◆ **Exercise description**: Starting at the first line of the listing below, retype each line up to and including the one that contains "0.97, 0.94, 0.92, 0.89, 0.79, 0.60, 0.42, 0.33, 0.33, 0.43]". Leave pictures out.

◆ **Data segment**:

* * *

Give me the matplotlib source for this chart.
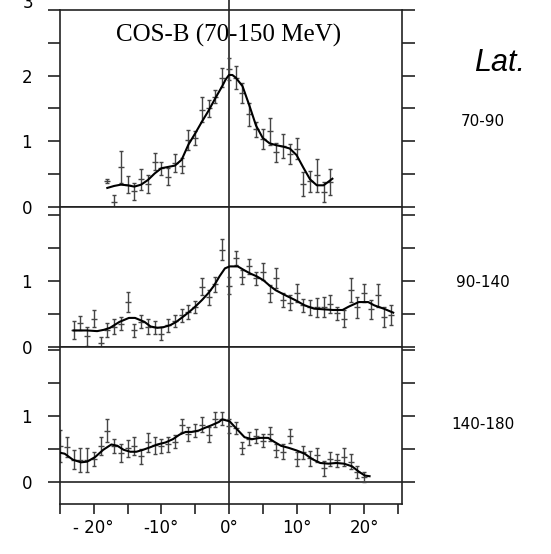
import numpy as np
import matplotlib.pyplot as plt
from matplotlib.transforms import blended_transform_factory

# --- data (latitude profiles, COS-B 70-150 MeV) ---
# panel 1: longitude 70-90
x1 = [-18, -17, -16, -15, -14, -13, -12, -11, -10, -9, -8, -7, -6, -5, -4, -3, -2, -1,
      0, 1, 2, 3, 4, 5, 6, 7, 8, 9, 10, 11, 12, 13, 14, 15]
y1 = [0.39, 0.07, 0.61, 0.34, 0.24, 0.42, 0.35, 0.69, 0.59, 0.46, 0.67, 0.63, 1.02, 1.05,
      1.48, 1.50, 1.68, 1.97, 2.10, 1.97, 1.74, 1.41, 1.18, 1.04, 1.15, 0.83, 0.93, 0.81,
      0.89, 0.35, 0.39, 0.48, 0.23, 0.38]
e1 = [0.03, 0.11, 0.24, 0.13, 0.13, 0.16, 0.14, 0.13, 0.10, 0.13, 0.13, 0.11, 0.15, 0.10,
      0.19, 0.13, 0.10, 0.14, 0.17, 0.18, 0.15, 0.18, 0.11, 0.15, 0.21, 0.15, 0.18, 0.15,
      0.16, 0.18, 0.16, 0.25, 0.15, 0.20]
fit1_x = [-18.0, -17.0, -16.0, -15.0, -14.0, -13.0, -12.0, -11.0, -10.0, -9.0, -8.0, -7.0,
          -6.0, -5.0, -4.0, -3.0, -2.0, -1.0, -0.5, 0.0, 0.5, 1.0, 2.0, 3.0, 4.0, 5.0, 6.0,
          7.0, 8.0, 9.0, 10.0, 11.0, 12.0, 13.0, 14.0, 15.3]
fit1_y = [0.29, 0.32, 0.34, 0.33, 0.31, 0.34, 0.41, 0.51, 0.59, 0.61, 0.63, 0.72, 0.95,
          1.12, 1.30, 1.47, 1.66, 1.84, 1.94, 2.01, 2.01, 1.97, 1.84, 1.55, 1.24, 1.05,
          0.97, 0.94, 0.92, 0.89, 0.79, 0.60, 0.42, 0.33, 0.33, 0.43]

# panel 2: longitude 90-140
x2 = [-23, -22, -21, -20, -19, -18, -17, -16, -15, -14, -13, -12, -11, -10, -9, -8, -7, -6,
      -5, -4, -3, -2, -1, 0, 1, 2, 3, 4, 5, 6, 7, 8, 9, 10, 11, 12, 13, 14, 15, 16, 17, 18,
      19, 20, 21, 22, 23, 24]
y2 = [0.26, 0.36, 0.16, 0.43, 0.06, 0.26, 0.31, 0.35, 0.68, 0.25, 0.38, 0.31, 0.30, 0.20,
      0.33, 0.39, 0.48, 0.53, 0.60, 0.91, 0.75, 0.95, 1.47, 0.93, 1.35, 1.06, 1.22, 1.04,
      1.14, 0.81, 1.04, 0.71, 0.67, 0.82, 0.63, 0.60, 0.60, 0.61, 0.65, 0.51, 0.43, 0.86,
      0.60, 0.82, 0.57, 0.78, 0.45, 0.48]
e2 = [0.14, 0.11, 0.14, 0.13, 0.09, 0.11, 0.11, 0.10, 0.15, 0.10, 0.10, 0.11, 0.10, 0.10,
      0.10, 0.09, 0.10, 0.10, 0.09, 0.13, 0.11, 0.11, 0.16, 0.13, 0.11, 0.10, 0.11, 0.10,
      0.13, 0.13, 0.15, 0.10, 0.11, 0.14, 0.10, 0.11, 0.14, 0.15, 0.14, 0.10, 0.13, 0.18,
      0.16, 0.14, 0.14, 0.18, 0.15, 0.15]
fit2_x = [-23.0, -21.0, -19.5, -18.5, -17.6, -16.2, -14.8, -13.9, -12.5, -11.6, -10.6, -9.7,
          -8.7, -7.8, -6.9, -5.9, -5.0, -4.0, -3.1, -2.2, -1.4, -0.6, 0.1, 1.3, 2.3, 3.2,
          4.1, 5.1, 6.0, 6.9, 8.4, 9.8, 11.2, 12.6, 14.0, 15.4, 16.8, 17.7, 19.2, 20.6,
          21.5, 22.9, 24.3]
fit2_y = [0.25, 0.25, 0.24, 0.26, 0.29, 0.38, 0.44, 0.44, 0.38, 0.31, 0.29, 0.30, 0.33,
          0.38, 0.45, 0.53, 0.61, 0.71, 0.81, 0.93, 1.07, 1.19, 1.22, 1.22, 1.16, 1.11,
          1.07, 1.01, 0.93, 0.86, 0.78, 0.71, 0.63, 0.58, 0.57, 0.56, 0.56, 0.61, 0.68,
          0.68, 0.63, 0.58, 0.52]

# panel 3: longitude 140-180
x3 = [-25, -24, -23, -22, -21, -20, -19, -18, -17, -16, -15, -14, -13, -12, -11, -10, -9,
      -8, -7, -6, -5, -4, -3, -2, -1, 0, 1, 2, 3, 4, 5, 6, 7, 8, 9, 10, 11, 12, 13, 14, 15,
      16, 17, 18, 19, 20]
y3 = [0.55, 0.53, 0.34, 0.33, 0.33, 0.35, 0.55, 0.78, 0.55, 0.44, 0.51, 0.55, 0.39, 0.60,
      0.56, 0.55, 0.57, 0.61, 0.86, 0.73, 0.78, 0.87, 0.72, 0.95, 0.96, 0.85, 0.82, 0.52,
      0.66, 0.70, 0.63, 0.73, 0.48, 0.46, 0.70, 0.35, 0.45, 0.36, 0.41, 0.21, 0.35, 0.33,
      0.38, 0.31, 0.16, 0.08]
e3 = [0.24, 0.15, 0.14, 0.18, 0.18, 0.10, 0.14, 0.18, 0.11, 0.14, 0.13, 0.14, 0.11, 0.14,
      0.13, 0.11, 0.11, 0.10, 0.10, 0.10, 0.10, 0.11, 0.11, 0.11, 0.10, 0.11, 0.09, 0.09,
      0.10, 0.11, 0.10, 0.10, 0.10, 0.11, 0.11, 0.10, 0.10, 0.11, 0.11, 0.11, 0.11, 0.10,
      0.13, 0.11, 0.09, 0.08]
fit3_x = [-25.2, -24.3, -23.1, -21.9, -21.0, -19.8, -18.6, -17.4, -16.5, -15.6, -14.6,
          -13.7, -12.7, -11.6, -10.6, -9.4, -8.3, -7.3, -6.4, -5.5, -4.5, -3.6, -2.6, -1.5,
          -1.0, 0.1, 1.1, 2.3, 3.4, 4.6, 5.8, 6.7, 7.7, 8.8, 10.0, 11.2, 12.3, 13.5, 14.7,
          15.9, 17.0, 18.2, 19.2, 20.1, 20.8]
fit3_y = [0.45, 0.43, 0.34, 0.30, 0.31, 0.38, 0.49, 0.57, 0.55, 0.49, 0.46, 0.46, 0.49,
          0.53, 0.57, 0.60, 0.65, 0.72, 0.76, 0.76, 0.78, 0.82, 0.86, 0.91, 0.95, 0.92,
          0.81, 0.68, 0.65, 0.67, 0.67, 0.61, 0.55, 0.52, 0.48, 0.43, 0.35, 0.29, 0.28,
          0.29, 0.28, 0.24, 0.16, 0.10, 0.09]

lon_labels = ['70-90', '90-140', '140-180']
label_y = [1.3, 0.97, 0.87]
x_ticks = [-25, -20, -15, -10, -5, 0, 5, 10, 15, 20, 25]
x_ticklabels = ['', '- 20°', '', '-10°', '', '0°', '', '10°', '', '20°', '']

panels = [(x1, y1, e1, fit1_x, fit1_y), (x2, y2, e2, fit2_x, fit2_y),
          (x3, y3, e3, fit3_x, fit3_y)]
ylims = [(0, 2.985), (0, 2.12), (-0.33, 2.045)]
yticks = [[0, 0.5, 1, 1.5, 2, 2.5, 3],
          [0, 0.5, 1, 1.5, 2],
          [0, 0.5, 1, 1.5, 2]]
yticklabels = [['0', '', '1', '', '2', '', ''],
               ['0', '', '1', '', ''],
               ['0', '', '1', '', '']]

fig = plt.figure(figsize=(5.51, 5.54), dpi=100)
gs = fig.add_gridspec(3, 1, height_ratios=[197, 140, 157], hspace=0,
                      left=0.1089, right=0.7296, top=0.982, bottom=0.0903)

line_col = '#222222'
axes = []
for i, (xs, ys, es, fx, fy) in enumerate(panels):
    ax = fig.add_subplot(gs[i])
    axes.append(ax)
    ax.errorbar(xs, ys, yerr=es, fmt='_', color='#454545', ms=4.5, mew=1.0,
                elinewidth=1.0, capsize=1.6, capthick=0.8, zorder=2)
    ax.plot(fx, fy, color='black', lw=1.5, zorder=3)
    ax.axvline(0, color=line_col, lw=1.2, zorder=1,
               ymax=1.06 if i == 0 else 1, clip_on=False)
    ax.axhline(0, color=line_col, lw=1.2, zorder=1)
    ax.set_xlim(-25.0, 25.6)
    ax.set_ylim(*ylims[i])
    ax.set_yticks(yticks[i])
    ax.set_yticklabels(yticklabels[i])
    ax.tick_params(axis='y', which='both', direction='out', length=9, width=1.2,
                   pad=11, labelsize=12, left=True, right=True, color=line_col)
    ax.tick_params(axis='y', which='major', labelright=False)
    for s in ax.spines.values():
        s.set_color(line_col)
        s.set_linewidth(1.2)
    ax.text(37.5, label_y[i], lon_labels[i], fontsize=11, ha='center', va='center',
            clip_on=False)
    if i < 2:
        ax.tick_params(axis='x', bottom=False, labelbottom=False)

ax1, ax2, ax3 = axes
ax3.set_xticks(x_ticks)
ax3.set_xticklabels(x_ticklabels)
ax3.tick_params(axis='x', direction='out', length=7, width=1.2, pad=4, labelsize=12,
                color=line_col)

# cut-off "3" label at the top of the scan
trans = blended_transform_factory(ax1.transAxes, ax1.transData)
ax1.text(-0.077, 3.1, '3', transform=trans, fontsize=12, ha='right', va='center',
         clip_on=False)

ax1.text(0, 2.61, 'COS-B (70-150 MeV)', family='Liberation Serif', fontsize=18,
         ha='center', va='center', zorder=4)
ax1.text(40.0, 2.2, 'Lat.', family='Liberation Sans', style='italic', fontsize=22,
         ha='center', va='center', clip_on=False)

plt.savefig('out.png', dpi=100)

* * *

◆ **Response to the task**:
Give me the matplotlib source for this chart.
import numpy as np
import matplotlib.pyplot as plt
from matplotlib.transforms import blended_transform_factory

# --- data (latitude profiles, COS-B 70-150 MeV) ---
# panel 1: longitude 70-90
x1 = [-18, -17, -16, -15, -14, -13, -12, -11, -10, -9, -8, -7, -6, -5, -4, -3, -2, -1,
      0, 1, 2, 3, 4, 5, 6, 7, 8, 9, 10, 11, 12, 13, 14, 15]
y1 = [0.39, 0.07, 0.61, 0.34, 0.24, 0.42, 0.35, 0.69, 0.59, 0.46, 0.67, 0.63, 1.02, 1.05,
      1.48, 1.50, 1.68, 1.97, 2.10, 1.97, 1.74, 1.41, 1.18, 1.04, 1.15, 0.83, 0.93, 0.81,
      0.89, 0.35, 0.39, 0.48, 0.23, 0.38]
e1 = [0.03, 0.11, 0.24, 0.13, 0.13, 0.16, 0.14, 0.13, 0.10, 0.13, 0.13, 0.11, 0.15, 0.10,
      0.19, 0.13, 0.10, 0.14, 0.17, 0.18, 0.15, 0.18, 0.11, 0.15, 0.21, 0.15, 0.18, 0.15,
      0.16, 0.18, 0.16, 0.25, 0.15, 0.20]
fit1_x = [-18.0, -17.0, -16.0, -15.0, -14.0, -13.0, -12.0, -11.0, -10.0, -9.0, -8.0, -7.0,
          -6.0, -5.0, -4.0, -3.0, -2.0, -1.0, -0.5, 0.0, 0.5, 1.0, 2.0, 3.0, 4.0, 5.0, 6.0,
          7.0, 8.0, 9.0, 10.0, 11.0, 12.0, 13.0, 14.0, 15.3]
fit1_y = [0.29, 0.32, 0.34, 0.33, 0.31, 0.34, 0.41, 0.51, 0.59, 0.61, 0.63, 0.72, 0.95,
          1.12, 1.30, 1.47, 1.66, 1.84, 1.94, 2.01, 2.01, 1.97, 1.84, 1.55, 1.24, 1.05,
          0.97, 0.94, 0.92, 0.89, 0.79, 0.60, 0.42, 0.33, 0.33, 0.43]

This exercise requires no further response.